Right, that's mostly true. It still sucks having someone ask "hey where can I find this?" and having to reply: I dunno, do what I did and dig through hundreds of records, you'll find something you like!
In the case of a lot of early rock artists is that their discography are littered with terrible fucking re-recordings of their work.
en.wikipedia.org
For example, the singles on here were all slower numbers and not rockers.
Great song but musically I hate that "guitar shuffle" filling in for the rhythm because almost every fucking rock song from there to now has it somewhere and its persisted because its one of those lazy blues musician practices. As an offtopic rant, will we ever see a day when guitarist stop worshiping old mediocre blues players as an excuse to not learn any theory whatsoever because they got tricked into believing they all guitarist are illiterate?

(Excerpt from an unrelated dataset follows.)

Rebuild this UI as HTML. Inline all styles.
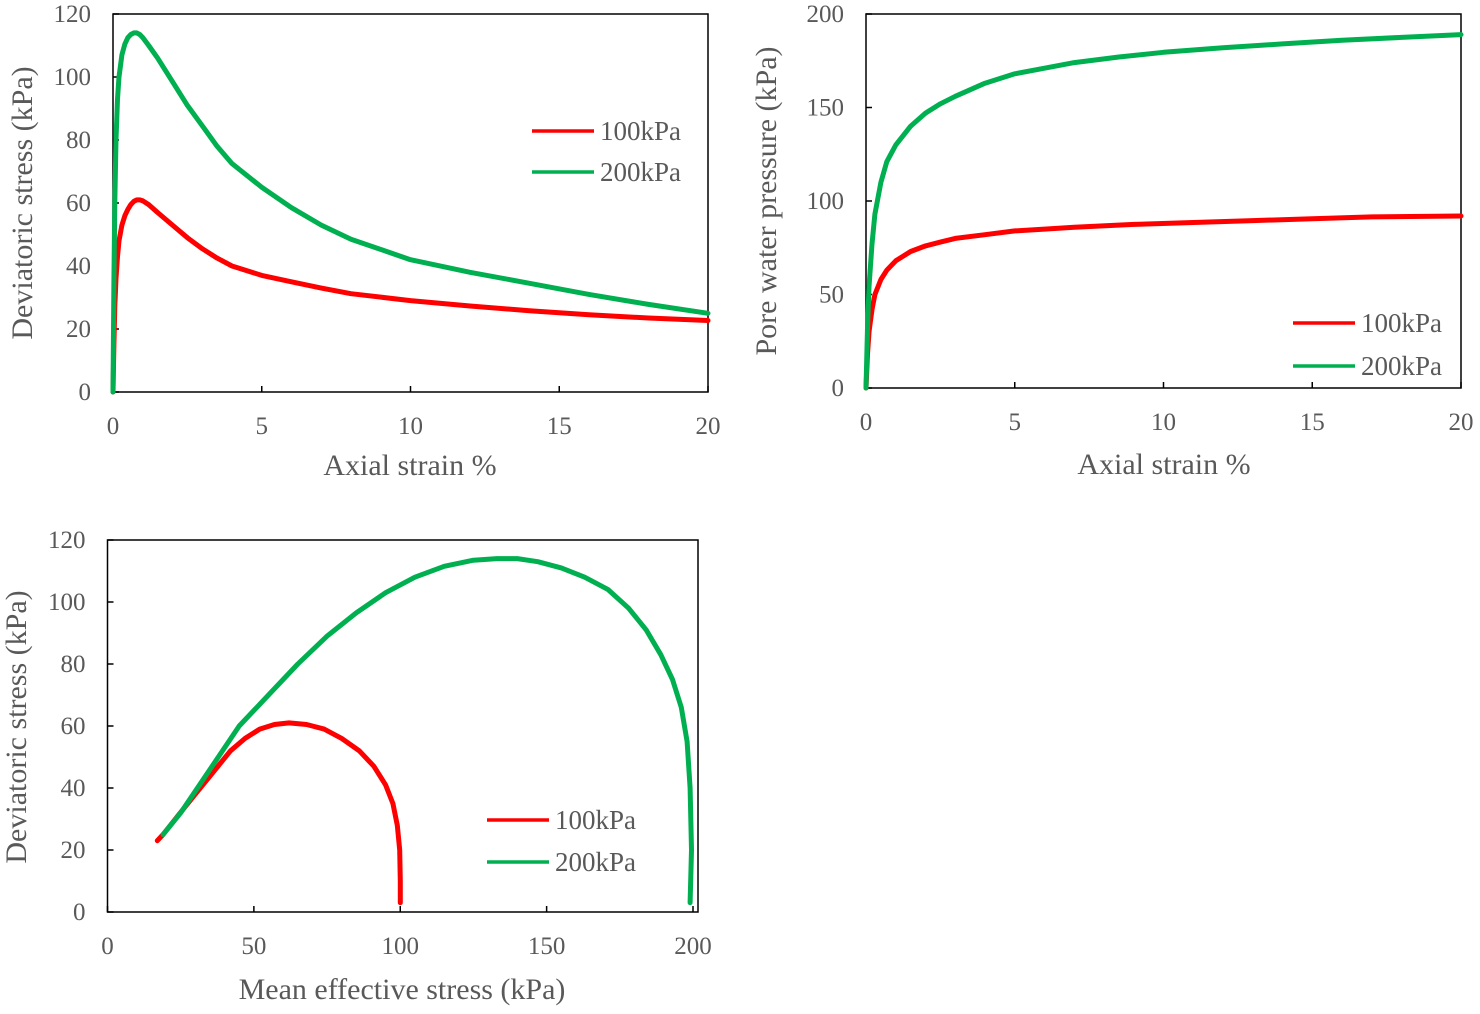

That's called a vamp, you dummy.
anyone else here /hoc/?
it's kinda scary how amazing guitarists become at songwriting in general even with just knowing enough theory to be able to compose.
Thank you user, I'm going to listen to all of this
Downloading the Elvis live stuff now
I find the hard grind of the
"Jonny B Goode" sound so interesting. It's like being on amphetamines or driving in a really fast convertible. The final verse of JBG is just as epic and sprawling as any Brian Wilson song. Such great Americana. I think it's hard for a lot of people to appreciate this music beyond the American Graffiti nostalgia aspect, which is a shame because it's so raw and unique and singular.
>Remember that time he farted in a hooker's face?
I was expecting a link to the video to be one of the first replies tbqh famalam
Obviously hugely important in Rock music history but heard today it just sounds like any other rock song of the time though a but a bit more quality and more energetic/electric.